South Dakota State's Jordan Dykstra, left, defends Michigan forward Mitch McGary in the first half as Michigan defeated SDSU Thursday. (Robin Buckson/Detroit News)
Auburn Hills — Seven has turned into something of a magic number for Michigan now.
Despite their 26 victories leading up to the NCAA Tournament, the Wolverines are feeling the sense of urgency of knowing that they'll need to add to the win total — and prevent turning the seven in the loss column into an eight.
With that, the season's over — a sobering thought given all they've been through this season.
"There's definitely a sense of urgency now that it's win-or-go-home. We realize if we lose another game, the season's over," freshman Nik Stauskas said. "We're not trying to make any more excuses and not trying to do any more if's or but's. We're just trying to play our game."
U-M was 6-6 in its final 12 games, including a couple of heartbreaking losses in the final seconds to Indiana and Wisconsin.
"When you see the record and you see two or three games we should have won on that record. It's going to be ups and downs and you're going to lose one bad game here and there," Tim Hardaway Jr. said. "If there was any team in the country that didn't make the tournament, they'd want to be in our situation right now, especially with the five freshmen we've been playing all season long."
Despite the disappointing finish to the regular season, Hardaway sees the silver lining in the losses, especially how it could be a benefit going into the NCAA Tournament "I'm glad that we're in this situation and we are where we need to be. Handling the adversity after those losses helped us out in the long run," he said. "The Indiana game at home is the hardest we ever played this season. That game went to the wire and it was great to see the intensity our team had out there. There's another level we can reach and we'll do a great job of getting there."

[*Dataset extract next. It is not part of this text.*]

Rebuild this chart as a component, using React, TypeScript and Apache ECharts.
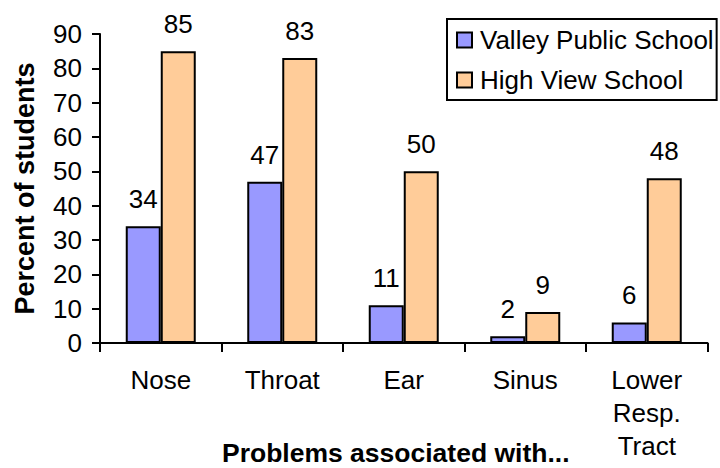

As one of the few veterans in the rotation, Hardaway knows that the opportunities are few; though he's been to three straight NCAA Tournaments, it's not a given that the team will be back in the coming years. It's a message he's tried to get through to the freshman.
"You might not even get here again; you need to take every advantage and opportunity you can while you're here and you have to make the most of it," Hardaway said.
Even though Michigan is a No. 4 seed and favored by 11 points over 13th-seeded South Dakota State, sophomore Trey Burke isn't looking past the Jackrabbits and what the rest of the Tournament could present — especially given the early exits in recent years.
"It's definitely on our minds; it's too tough not to think about it. If we think about trying to get past this weekend, we're thinking about the next round, obviously," Burke said. "We're just trying to focus on South Dakota State and do what we need to do to try to get a win."
The Wolverines haven't been to the Sweet 16 since 1994 — the end of the Fab Five era. With their high ranking and high expectations this year, they're looking to make a splash this year and erase some of the recent disappointments.
"I think it's a chance to make a statement as a team because a lot of people have doubted us," Burke said, "and see us losing early and not going far at all because of the way we ended the regular season."
Burke learned from last season's loss to Ohio in the NCAA Tournament opener, where he had a featured matchup against the Bobcats' D.J. Cooper . Competing against South Dakota State's Nate Wolters is a similar experience.
"I felt like I did that in the tournament. Cooper had a really good game. He hit a lot of threes when we went zone and he got going early," Burke said. "I never tried to make things personal between me and D.J. I tried to make the plays for my team to win; unfortunately, we didn't."